First, as a frequent visitor, let me thank you for your work on this great site.  It is one of those sites that really exemplifies the power and efficiency delivered by this medium.

On the German dictionary, if you are not able to come to an agreement with an existing publisher, have you considered a community-based approach, along the lines of what wikipedia has done?  Or perhaps a collaboration between WR and wikipedia or some similar setup?  I am not familiar with licensing issues, etc., but given the very active and prolific user communities of the sites, it seems like some arrangement might be worked out.

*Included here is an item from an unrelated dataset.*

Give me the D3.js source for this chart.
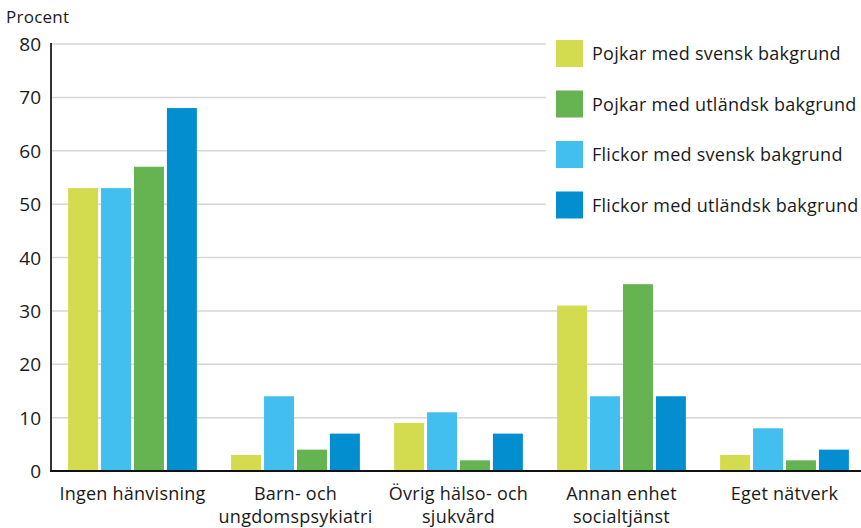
<!DOCTYPE html>
<html>
<head>
<meta charset="utf-8">
<script src="https://cdn.jsdelivr.net/npm/d3@7"></script>
<style>
  body { margin: 0; background: #fff; }
  svg text { font-family: "Open Sans", "Lato", sans-serif; fill: #1a1a1a; }
</style>
</head>
<body>
<svg id="chart" width="861" height="528"></svg>
<script>
// data
var categories = [
  ["Ingen hänvisning"],
  ["Barn- och", "ungdomspsykiatri"],
  ["Övrig hälso- och", "sjukvård"],
  ["Annan enhet", "socialtjänst"],
  ["Eget nätverk"]
];
var seriesNames = [
  "Pojkar med svensk bakgrund",
  "Flickor med svensk bakgrund",
  "Pojkar med utländsk bakgrund",
  "Flickor med utländsk bakgrund"
];
var pojkarSvensk   = [53, 3, 9, 31, 3];
var flickorSvensk  = [53, 14, 11, 14, 8];
var pojkarUtlandsk = [57, 4, 2, 35, 2];
var flickorUtlandsk = [68, 7, 7, 14, 4];
var seriesColors = ["#d3db4f", "#42bfee", "#65b351", "#038fcf"];
var legendOrder = [0, 2, 1, 3];
var yTicks = [0, 10, 20, 30, 40, 50, 60, 70, 80];

var values = [pojkarSvensk, flickorSvensk, pojkarUtlandsk, flickorUtlandsk];

var svg = d3.select("#chart");
var x0 = d3.scaleBand().domain(d3.range(categories.length)).range([51, 866]).paddingInner(0.21).paddingOuter(0.105);
var x1 = d3.scaleBand().domain(d3.range(seriesNames.length)).range([0, x0.bandwidth()]).paddingInner(0.09);
var y = d3.scaleLinear().domain([0, 80]).range([471, 44]);

// gridlines
svg.append("g").selectAll("line").data(yTicks.filter(function(d) { return d > 0; }))
  .enter().append("line")
    .attr("x1", 51).attr("x2", 861)
    .attr("y1", function(d) { return y(d); }).attr("y2", function(d) { return y(d); })
    .attr("stroke", "#d6d6d6").attr("stroke-width", 1.5);

// y tick labels
svg.append("g").selectAll("text").data(yTicks)
  .enter().append("text")
    .attr("x", 41).attr("y", function(d) { return y(d) + 7; })
    .attr("text-anchor", "end")
    .style("font-size", "19px")
    .text(function(d) { return d; });

svg.append("text").attr("x", 6).attr("y", 23).style("font-size", "17px")
  .style("letter-spacing", "0.25px").text("Procent");

// legend background + items
svg.append("rect").attr("x", 546).attr("y", 28).attr("width", 315).attr("height", 200).attr("fill", "#fff");
var leg = svg.append("g").selectAll("g").data(legendOrder).enter().append("g")
  .attr("transform", function(d, i) { return "translate(556," + (40 + i * 50.5) + ")"; });
leg.append("rect").attr("width", 27).attr("height", 27)
  .attr("fill", function(d) { return seriesColors[d]; });
leg.append("text").attr("x", 36).attr("y", 20).style("font-size", "18px")
  .style("letter-spacing", "0.25px")
  .text(function(d) { return seriesNames[d]; });

// bars
var groups = svg.append("g").selectAll("g").data(categories).enter().append("g")
  .attr("transform", function(d, i) { return "translate(" + x0(i) + ",0)"; });
groups.selectAll("rect")
  .data(function(d, i) { return values.map(function(s, j) { return {s: j, v: s[i]}; }); })
  .enter().append("rect")
    .attr("x", function(d) { return x1(d.s); })
    .attr("y", function(d) { return y(d.v); })
    .attr("width", x1.bandwidth())
    .attr("height", function(d) { return y(0) - y(d.v); })
    .attr("fill", function(d) { return seriesColors[d.s]; });

// axes lines
svg.append("line").attr("x1", 51).attr("x2", 51).attr("y1", 43).attr("y2", 472)
  .attr("stroke", "#333").attr("stroke-width", 2);
svg.append("line").attr("x1", 50).attr("x2", 861).attr("y1", 471).attr("y2", 471)
  .attr("stroke", "#111").attr("stroke-width", 2);

// category labels
groups.append("text")
  .attr("x", x0.bandwidth() / 2)
  .attr("text-anchor", "middle")
  .style("font-size", "18px")
  .style("letter-spacing", "0.25px")
  .selectAll("tspan").data(function(d) { return d; }).enter().append("tspan")
    .attr("x", x0.bandwidth() / 2)
    .attr("y", function(d, i) { return 500 + i * 23; })
    .text(function(d) { return d; });
</script>
</body>
</html>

In any event, best of luck, and thanks again.


----------



## Ladydean

Mike, 
This is the first chance I have had to extensively explore the forum... wow, it is cool. I wrote comments on a previous thread that were a mix of good/bad, I hope you don't take them to harsh. I figured I should mention that wordreference has been my default home page at both work and home... I really really hope I can keep it so (i.e. get the edge back), so I am going to try to keep up with the work you are doing to improve the site, especially the Wikepedia suggestion. Although I have to re-iterate-- the italics in the Eng-Eng is too much.


----------



## Ladydean

And, as good luck from me too. 

Ladydean


----------



## mkellogg

Homepage, wow.

I'm not sure if the site will be homepage material for the next few months...but my goal is quite ambitious here.  I'm pretty certain that the large majority of you will like the results, and you all will be happy with the site once again.


----------



## Red Kite

I will add that Wordreference was an excellent resource and I happily promoted it elsewhere. Since French is the main language I study, I was a little disappointed that Wordreference did not at least have the larger concise version of the Collins-Robert French dictionary, but I think that was because of Collins, not Mike. I found the unabridged German and English dictionaries particularly impressive resources.

My suggestion would be to make Wordreference the dictionary equivalent of Wilkipedia and get teachers, linguists, translators and native speakers to continually add words and translations, updating and refining these regularly. I see no reason why this group couldn't rival the Collins word banks on contemporary language use, we just need enough people particularly native speakers to contribute in order to make that happen.


----------